The conical shaped lid helps preserves moisture in the food as the steam condenses on the inside of the lid. The shape of the lid also creates circulation of heat and steam within the vessel infusing the food with the spices you choose and blending flavours. The low indirect heat produces a rich unique dish as the food slowly simmers and if you choose to use meat it becomes very tender. The blended flavors and retention of even moistness is delightful and the display of the layered ingredients when the top is removed is beautiful.
When Kathy ordered a Tagine it reminded me to get ours out and use it more. One of our favorite dishes to make is a wonderful recipe for an Algerian version of Apricot Chicken with pine nuts. The recipe we found instructs you to pack the prepared ingredients into the top while upside down and then place the bottom onto the top and invert.
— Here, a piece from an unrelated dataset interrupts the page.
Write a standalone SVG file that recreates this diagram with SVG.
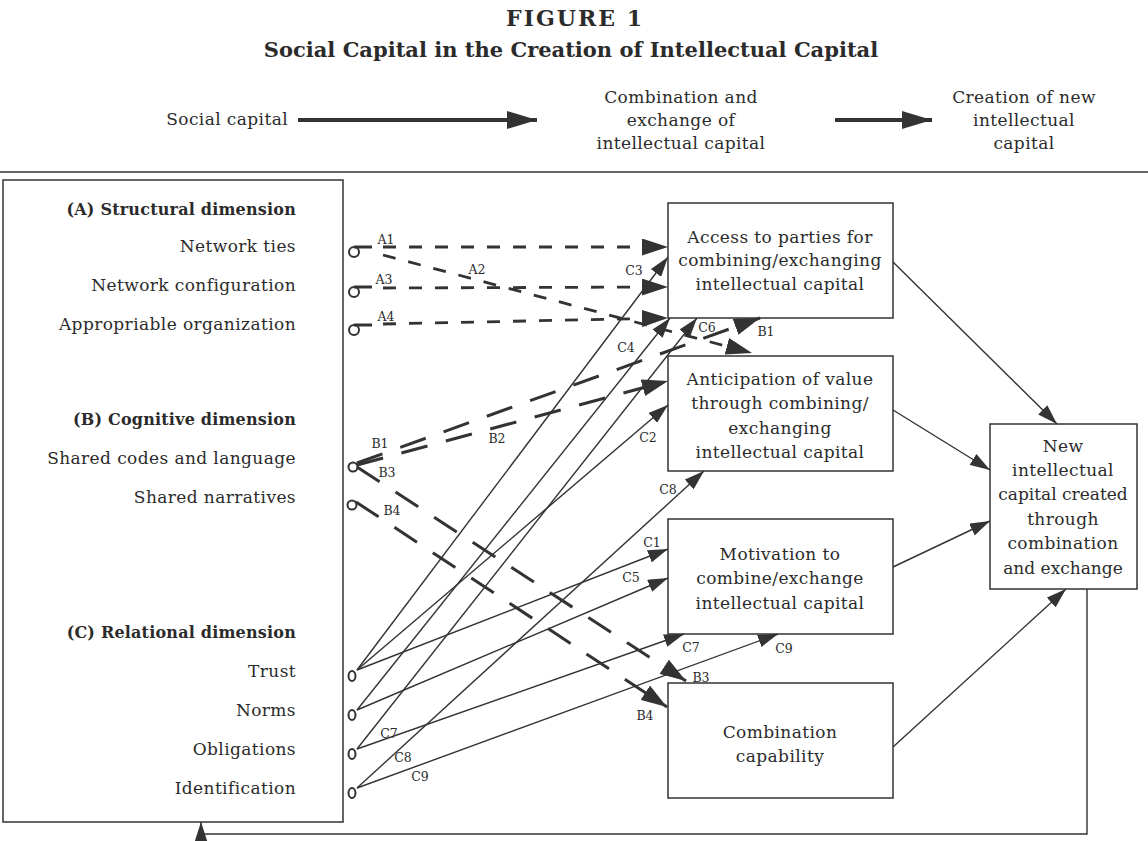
<svg xmlns="http://www.w3.org/2000/svg" width="1148" height="841" viewBox="0 0 1148 841">
<style>
.t{font-family:"DejaVu Serif","Liberation Serif",serif;font-size:17px;letter-spacing:0.4px;fill:#2b2b2b}
.b{font-weight:bold}
.h{font-size:16px;letter-spacing:0.2px}
.r{text-anchor:end}
.m{text-anchor:middle}
.lab{font-family:"DejaVu Serif","Liberation Serif",serif;font-size:12.5px;fill:#2b2b2b;text-anchor:middle}
.box{fill:none;stroke:#333;stroke-width:1.5}
.c{stroke:#333;stroke-width:1.4;fill:none}
.a{stroke:#333;stroke-width:2.8;stroke-dasharray:13 13;fill:none}
.bd{stroke:#333;stroke-width:3;stroke-dasharray:27 19;fill:none}
.o{fill:none;stroke:#333;stroke-width:2}
.hd{stroke:#333;stroke-width:3.8;fill:none}
</style>
<defs>
<marker id="ah" markerUnits="userSpaceOnUse" markerWidth="20" markerHeight="13" refX="20" refY="6.5" orient="auto"><path d="M0,0 L20,6.5 L0,13 z" fill="#333"/></marker>
<marker id="ahb" markerUnits="userSpaceOnUse" markerWidth="26" markerHeight="17" refX="26" refY="8.5" orient="auto"><path d="M0,0 L26,8.5 L0,17 z" fill="#333"/></marker>
<marker id="ahh" markerUnits="userSpaceOnUse" markerWidth="30" markerHeight="18" refX="30" refY="9" orient="auto"><path d="M0,0 L30,9 L0,18 z" fill="#333"/></marker>
</defs>
<rect width="1148" height="841" fill="#fff"/>
<g id="title">
<text class="t b m" x="575" y="26" style="font-size:22px;letter-spacing:2px">FIGURE 1</text>
<text class="t b m" x="571" y="57" style="font-size:21px;letter-spacing:0px">Social Capital in the Creation of Intellectual Capital</text>
</g>
<g id="header">
<text class="t r" x="288" y="125">Social capital</text>
<text class="t m" x="681" y="103">Combination and</text>
<text class="t m" x="681" y="126">exchange of</text>
<text class="t m" x="681" y="149">intellectual capital</text>
<text class="t m" x="1024" y="103">Creation of new</text>
<text class="t m" x="1024" y="126">intellectual</text>
<text class="t m" x="1024" y="149">capital</text>
<line x1="0" y1="172" x2="1148" y2="172" stroke="#333" stroke-width="1.5"/>
</g>
<g id="social-capital">
<rect class="box" x="3" y="180" width="340" height="642"/>
<text class="t b r h" x="296" y="215">(A) Structural dimension</text>
<text class="t r" x="296" y="252">Network ties</text>
<text class="t r" x="296" y="291">Network configuration</text>
<text class="t r" x="296" y="330">Appropriable organization</text>
<text class="t b r h" x="296" y="425">(B) Cognitive dimension</text>
<text class="t r" x="296" y="464">Shared codes and language</text>
<text class="t r" x="296" y="503">Shared narratives</text>
<text class="t b r h" x="296" y="638">(C) Relational dimension</text>
<text class="t r" x="296" y="677">Trust</text>
<text class="t r" x="296" y="716">Norms</text>
<text class="t r" x="296" y="755">Obligations</text>
<text class="t r" x="296" y="794">Identification</text>
<circle class="o" cx="354" cy="252" r="5"/><line x1="354" y1="247" x2="372" y2="247" stroke="#333" stroke-width="3"/>
<circle class="o" cx="354" cy="292" r="5"/><line x1="354" y1="287" x2="372" y2="287" stroke="#333" stroke-width="3"/>
<circle class="o" cx="354" cy="330" r="5"/><line x1="354" y1="325" x2="372" y2="325" stroke="#333" stroke-width="3"/>
<circle class="o" cx="353" cy="467" r="4.5"/>
<circle class="o" cx="352" cy="505" r="4.5"/>
<ellipse class="o" cx="352" cy="676" rx="3.5" ry="5"/>
<ellipse class="o" cx="352" cy="715" rx="3.5" ry="5"/>
<ellipse class="o" cx="352" cy="754" rx="3.5" ry="5"/>
<ellipse class="o" cx="352" cy="793" rx="3.5" ry="5"/>
</g>
<g id="access">
<rect class="box" x="668" y="203" width="225" height="115"/>
<text class="t m" x="780" y="243">Access to parties for</text>
<text class="t m" x="780" y="266">combining/exchanging</text>
<text class="t m" x="780" y="290">intellectual capital</text>
</g>
<g id="anticipation">
<rect class="box" x="668" y="356" width="225" height="115"/>
<text class="t m" x="780" y="385">Anticipation of value</text>
<text class="t m" x="780" y="409">through combining/</text>
<text class="t m" x="780" y="434">exchanging</text>
<text class="t m" x="780" y="458">intellectual capital</text>
</g>
<g id="motivation">
<rect class="box" x="668" y="519" width="225" height="115"/>
<text class="t m" x="780" y="560">Motivation to</text>
<text class="t m" x="780" y="584">combine/exchange</text>
<text class="t m" x="780" y="609">intellectual capital</text>
</g>
<g id="capability">
<rect class="box" x="668" y="683" width="225" height="115"/>
<text class="t m" x="780" y="738">Combination</text>
<text class="t m" x="780" y="762">capability</text>
</g>
<g id="new-capital">
<rect class="box" x="990" y="424" width="147" height="165"/>
<text class="t m" x="1063" y="452">New</text>
<text class="t m" x="1063" y="476">intellectual</text>
<text class="t m" x="1063" y="500" style="letter-spacing:0px">capital created</text>
<text class="t m" x="1063" y="525">through</text>
<text class="t m" x="1063" y="549">combination</text>
<text class="t m" x="1063" y="574" style="letter-spacing:0px">and exchange</text>
</g>
<g id="connectors">
<line class="hd" x1="298" y1="120" x2="537" y2="120" marker-end="url(#ahh)"/>
<line class="hd" x1="835" y1="120" x2="932" y2="120" marker-end="url(#ahh)"/>
<path class="a" d="M383 247 L668 247" marker-end="url(#ahb)"/>
<path class="a" d="M383 255 L752 353" marker-end="url(#ahb)"/>
<path class="a" d="M383 288 L668 287" marker-end="url(#ahb)"/>
<path class="a" d="M383 324 L668 318" marker-end="url(#ahb)"/>
<path class="bd" d="M357 463 L760 318" marker-end="url(#ahb)"/>
<path class="bd" d="M357 465 L668 381" marker-end="url(#ahb)"/>
<path class="bd" d="M357 467 L686 681" marker-end="url(#ahb)"/>
<path class="bd" d="M356 502 L667 707" marker-end="url(#ahb)"/>
<path class="c" d="M357 670 L668 257" marker-end="url(#ah)"/>
<path class="c" d="M357 670 L668 405" marker-end="url(#ah)"/>
<path class="c" d="M357 670 L668 549" marker-end="url(#ah)"/>
<path class="c" d="M357 710 L670 318" marker-end="url(#ah)"/>
<path class="c" d="M357 710 L668 578" marker-end="url(#ah)"/>
<path class="c" d="M357 749 L697 318" marker-end="url(#ah)"/>
<path class="c" d="M357 749 L684 634" marker-end="url(#ah)"/>
<path class="c" d="M357 788 L704 471" marker-end="url(#ah)"/>
<path class="c" d="M357 788 L778 634" marker-end="url(#ah)"/>
<path class="c" d="M893 262 L1057 424" marker-end="url(#ah)"/>
<path class="c" d="M893 410 L990 470" marker-end="url(#ah)"/>
<path class="c" d="M893 567 L990 521" marker-end="url(#ah)"/>
<path class="c" d="M893 747 L1066 589" marker-end="url(#ah)"/>
<path class="c" d="M1087 589 L1087 834 L201 834 L201 822" marker-end="url(#ah)"/>
<text class="lab" x="386" y="244">A1</text>
<text class="lab" x="477" y="274">A2</text>
<text class="lab" x="384" y="284">A3</text>
<text class="lab" x="386" y="321">A4</text>
<text class="lab" x="380" y="448">B1</text>
<text class="lab" x="497" y="443">B2</text>
<text class="lab" x="387" y="477">B3</text>
<text class="lab" x="392" y="515">B4</text>
<text class="lab" x="766" y="336">B1</text>
<text class="lab" x="701" y="682">B3</text>
<text class="lab" x="645" y="720">B4</text>
<text class="lab" x="634" y="275">C3</text>
<text class="lab" x="626" y="352">C4</text>
<text class="lab" x="707" y="332">C6</text>
<text class="lab" x="648" y="442">C2</text>
<text class="lab" x="668" y="494">C8</text>
<text class="lab" x="652" y="547">C1</text>
<text class="lab" x="631" y="582">C5</text>
<text class="lab" x="691" y="652">C7</text>
<text class="lab" x="784" y="653">C9</text>
<text class="lab" x="389" y="738">C7</text>
<text class="lab" x="403" y="762">C8</text>
<text class="lab" x="420" y="781">C9</text>
</g>
</svg>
Popular recipes just layer food and stack it in the base approximating the shape of the top.
The original photos that inspired us to make Tagines were of a wedding feast with huge pryamids of rice with olives and lamb and fruit and vegetables and nuts baked together and gloriously on display. There are many fantastic cookbooks focused on this method of cooking available and with garden season in full swing we will be doing many versions of this easy one dish meal in a stoneware Tagine!
Lee, you are going to kill me. My wish list grows ever longer. Must. Come. Up. With. Plan.